En los ordenamientos como el italiano y el francés, fundados en el principio consensualista (art. 1376 c.c. italiano), el efecto real sobre los bienes de especie es una consecuencia directa e inmediata del contrato válido y eficaz (dispone el art. 1376 c.c.: “la propiedad o el derecho se transmiten y se adquieren en virtud del consentimiento legítimamente expresado”), y no es el efecto final de una obligación de dare en sentido técnico, como sucede en Alemania y Colombia16. Ello significa que, si el contrato con efectos reales lleva a cabo la sucesión del derecho cedido de la esfera jurídica del disponente hacia la del causahabiente, hay ejecución del contrato, aun sin el medium de una obligación.

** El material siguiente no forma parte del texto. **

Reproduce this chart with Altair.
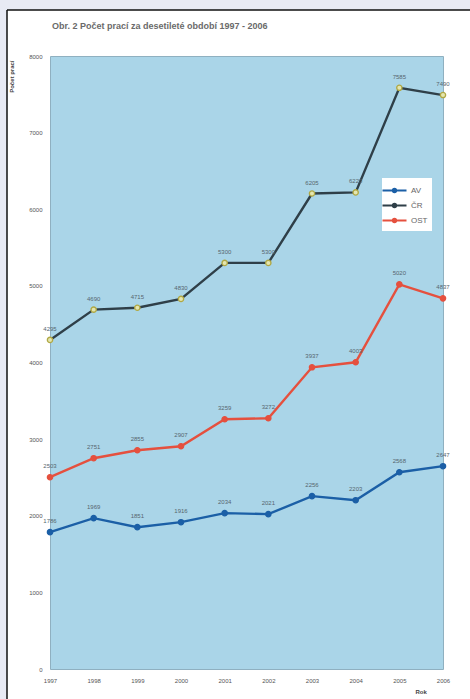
import altair as alt
import pandas as pd

# Počet prací 1997-2006
years = [1997, 1998, 1999, 2000, 2001, 2002, 2003, 2004, 2005, 2006]
series_names = ["AV", "ČR", "OST"]
av = [1786, 1969, 1851, 1916, 2034, 2021, 2256, 2203, 2568, 2647]
cr = [4295, 4690, 4715, 4830, 5300, 5300, 6205, 6220, 7585, 7490]
ost = [2503, 2751, 2855, 2907, 3259, 3272, 3937, 4003, 5020, 4837]
y_ticks = [0, 1000, 2000, 3000, 4000, 5000, 6000, 7000, 8000]

line_colors = ["#1b5fa6", "#2f3f48", "#e5503e"]
marker_fill = ["#1b5fa6", "#e4e6b0", "#e5503e"]
marker_stroke = ["#1b5fa6", "#b0a844", "#e5503e"]

rows = []
for name, vals in zip(series_names, [av, cr, ost]):
    for yr, v in zip(years, vals):
        rows.append({"rok": str(yr), "serie": name, "pocet": v})
df = pd.DataFrame(rows)

W, H = 393, 613

x_enc = alt.X(
    "rok:O",
    scale=alt.Scale(padding=0),
    axis=alt.Axis(
        title="Rok", labelAngle=0, labelFontSize=6, labelColor="#555",
        labelPadding=8, ticks=False, domain=False,
        titleFontSize=6, titleColor="#444", titleFontWeight="bold",
        titleX=365, titleY=19, titleAnchor="start",
    ),
)
y_enc = alt.Y(
    "pocet:Q",
    scale=alt.Scale(domain=[0, 8000], nice=False),
    axis=alt.Axis(
        title="Počet prací", values=y_ticks, format="d", labelFontSize=6, labelColor="#555",
        labelPadding=8, ticks=False, domain=False, grid=False,
        titleFontSize=6, titleColor="#444", titleFontWeight="bold",
        titleAngle=-90, titleX=-36, titleY=4, titleAlign="right", titleBaseline="bottom",
    ),
)

color_scale = alt.Scale(domain=series_names, range=line_colors)

lines = alt.Chart(df).mark_line(strokeWidth=2.4).encode(
    x=x_enc,
    y=y_enc,
    color=alt.Color(
        "serie:N",
        scale=color_scale,
        legend=alt.Legend(
            title=None, orient="none", legendX=332, legendY=122,
            fillColor="#ffffff", padding=4, labelFontSize=8, labelColor="#666",
            symbolType="M-1.6,0L1.6,0M-0.22,0A0.22,0.22,0,1,1,0.22,0A0.22,0.22,0,1,1,-0.22,0",
            symbolSize=225, symbolStrokeWidth=2, rowPadding=0, labelOffset=8,
        ),
    ),
)

points = alt.Chart(df).mark_point(filled=False, size=28, strokeWidth=1.3, opacity=1).encode(
    x="rok:O",
    y="pocet:Q",
    fill=alt.Fill("serie:N", scale=alt.Scale(domain=series_names, range=marker_fill), legend=None),
    stroke=alt.Stroke("serie:N", scale=alt.Scale(domain=series_names, range=marker_stroke), legend=None),
)

labels = alt.Chart(df).mark_text(fontSize=6, dy=-11, color="#56666f").encode(
    x="rok:O",
    y="pocet:Q",
    text="pocet:Q",
)

# page frame and margin of the scanned sheet
frame_df = pd.DataFrame({"k": [0]})
margin_left = alt.Chart(frame_df).mark_rect(color="#e8eaf4").encode(
    x=alt.value(-50), x2=alt.value(-43), y=alt.value(-56), y2=alt.value(643)
)
margin_top = alt.Chart(frame_df).mark_rect(color="#e8eaf4").encode(
    x=alt.value(-50), x2=alt.value(420), y=alt.value(-56), y2=alt.value(-46)
)
frame_left = alt.Chart(frame_df).mark_rule(color="#111", strokeWidth=1.5).encode(
    x=alt.value(-43), y=alt.value(-46), y2=alt.value(643)
)
frame_top = alt.Chart(frame_df).mark_rule(color="#111", strokeWidth=1.5).encode(
    x=alt.value(-43), x2=alt.value(420), y=alt.value(-46)
)

chart = alt.layer(
    margin_left, margin_top, frame_left, frame_top, lines, points, labels
).resolve_scale(
    fill="independent", stroke="independent"
).properties(
    width=W,
    height=H,
    title=alt.Title(
        "Obr. 2  Počet prací za desetileté období 1997 - 2006",
        anchor="start", frame="group", fontSize=9, fontWeight="bold", color="#6a6a6a",
        offset=-31, dx=2,
    ),
    autosize=alt.AutoSizeParams(type="none"),
    padding={"left": 50, "top": 56, "right": 27, "bottom": 30},
    background="#ffffff",
).configure_view(
    fill="#aad5e8", stroke="#8fb0c0", strokeWidth=1
)

chart.save("out.html", embed_options={"renderer": "svg", "actions": False})
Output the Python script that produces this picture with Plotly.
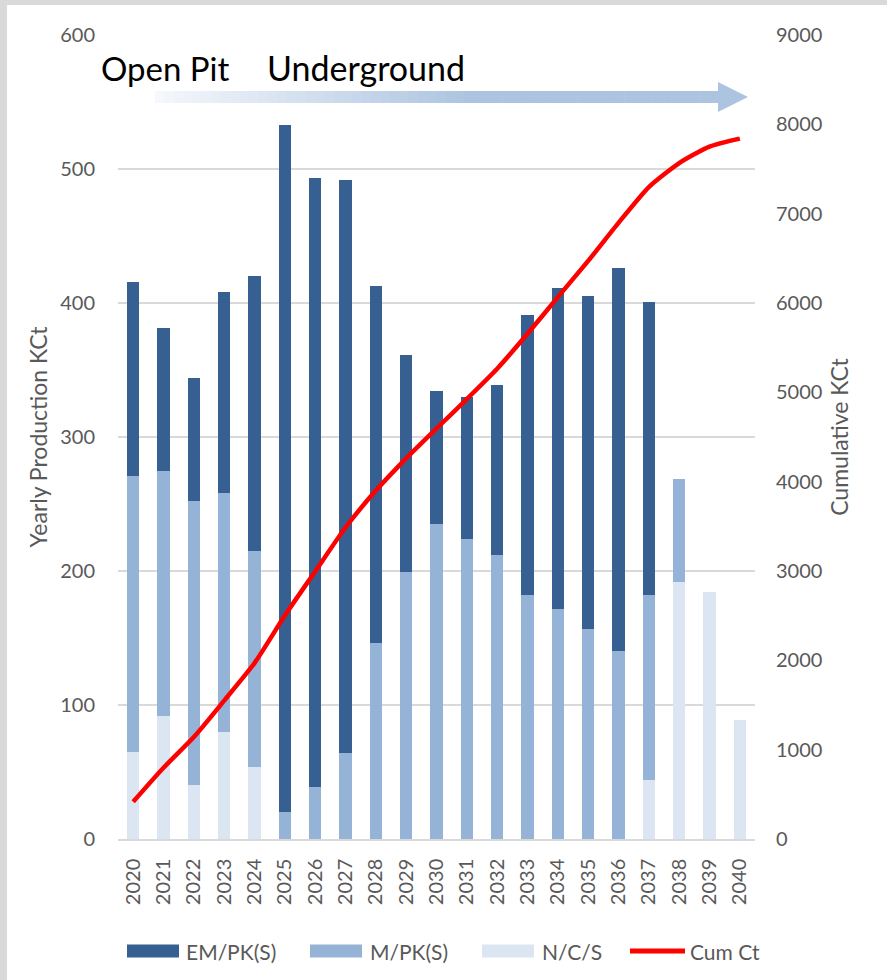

La tercera categoría de efecto contractual atributivo consiste como tal en la obligación, a la cual se reserva una atención especial porque ella, a diferencia de las otras dos tipologías de efecto contractual atributivo, dota de forma jurídica a la conducta del hombre. No es que la acción humana no tenga importancia en el efecto real o en el de garantía, sino que esta no ocupa un lugar de privilegio por cuanto la transferencia del derecho y la garantía están estructuradas en sentido jurídico como dos automatismos contractuales. Por el contrario, la obligación representa la traducción jurídica de la actividad humana: es construcción hecha necessitas iuris. El efecto final que está destinado a realizar el interés del acreedor es producto íntegro, o en gran medida, de la conducta, activa o pasiva, del deudor. Esta particularidad de la obligación hace más rica, pero también más compleja e insidiosa la fase de su ejecución, y de ahí la atención que le reservan los códigos civiles europeos y de Latinoamérica, particularmente el código civil colombiano, la cual es incomparablemente mayor a la dedicada al efecto real o al de garantía.

En fin, a la luz de la mayor complejidad, ligada con la directa implicación de la acción humana, es preferible llevar a cabo una operación de limpieza conceptual y reservar el término “cumplimiento” a la exacta actuación de la obligación, mientras que para referirse al exacto desarrollo del vínculo contractual es conveniente utilizar el término “ejecución”. En consonancia –a pesar del lenguaje legislativo poco preciso– se ha de reservar el término “incumplimiento” a la simple falta o inexacta actuación de la obligación, mientras que “violación” se utiliza para designar la inejecución o inexacta ejecución del contrato.